Still, Foster has been a godsend for Houston's offense and will only be 26 next month. His deal looks like a smart bet from this vantage point, as does McCoy's. The fourth-year Eagle has been one of the most productive playmakers in the league since his rookie season of 2009, and he only turned 24 the other day. Rice (25) and Forte (26) are still in their primes, and even Peterson at 27, though rehabilitating from a serious knee injury, figures to regain the form that made him the league's most explosive rushing threat.
With Monday's signings continuing the recent trend, it's clear that reports of the death of the well-paid lead running back in the NFL have been greatly exaggerated of late, even if some teams like the Patriots, Packers, Colts, Saints, Steelers and Giants have won plenty without having that one big-salaried featured rusher in their huddles. The quarterbacks have ruled in those NFL markets, and deservedly soaked up plenty of the salary cap space. That list is dotted with Super Bowl winning passers like Tom Brady, Drew Brees, Ben Roethlisberger, Aaron Rodgers, Eli Manning and Peyton Manning, and who can argue with that pass-happy approach?
But as the 2012 season looms, there's still room for the rushing game in the NFL, and Rice's and Forte's new deals prove that running the ball is hardly passe'.
• Despite all the hand-wringing in recent months about the contract fate of franchise players like Saints quarterback Drew Brees, Rice and Forte, all three players got lucrative, long-term contracts and avoided the big question of whether they would hold out from training camp and potentially ruin their team's chances this season.

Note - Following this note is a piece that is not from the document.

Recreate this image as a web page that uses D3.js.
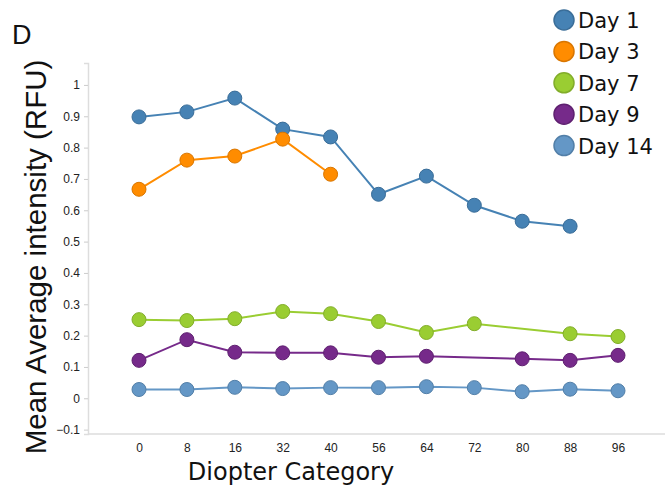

Will we ever learn that anything of consequence almost always goes to the deadline in the NFL? It's the same story year after year, and it always will be. Deadlines prompt action like nothing else, be it a labor lockout or a contract stalemate, and yet we continue to expend huge amounts of energy and attention on issues that almost certainly won't get resolved until they absolutely have to be resolved from a timetable standpoint.
• Not everybody got paid on Monday, of course. If I'm Detroit, I'd want to see more from defensive end Cliff Avril before I'd make him a long-term franchise cornerstone. He's a good player who has produced in the sack department, but a $10.6 million, one-year salary for him means there are no losers in that scenario.
In Kansas City, I can't blame the Chiefs for not investing big-time in No. 1 receiver Dwayne Bowe, who still doesn't exhibit the maturity and the dedication to make everyone believe he gets it. I still can't forget the sight of Bowe short-arming a ball late in a home loss to Pittsburgh last season. Until that kind of halfhearted effort is a thing of the past, Kansas City has the right to be dubious.
As for Wes Welker in New England, his age (31) and position (slot receiver, working the underneath routes) certainly seem to have convinced the Patriots he's not worth overextending for. He's reliable and wildly productive, but New England basically thinks he's a "system'' receiver and it appears content to get one more season out of him and then move to replace him with a younger model. That is the Patriot Way, after all, and who are we to question sheer genius?
If there was a minor surprise to me, it was that San Francisco didn't get anything long-term done with sixth-year veteran safety Dashon Goldson, who won't turn 28 until September. A fourth-round pick out of Washington in 2007, Goldson has been a significant contributor to the 49ers' defensive emergence, and he's the kind of solid player most teams like to lock up. Still, at a $6.2 million salary in 2012, Goldson shouldn't feel slighted this season. For all the huffing and puffing the players union does about the onerous nature of the franchise tag, there were only winners and bigger winners among those ranks this year.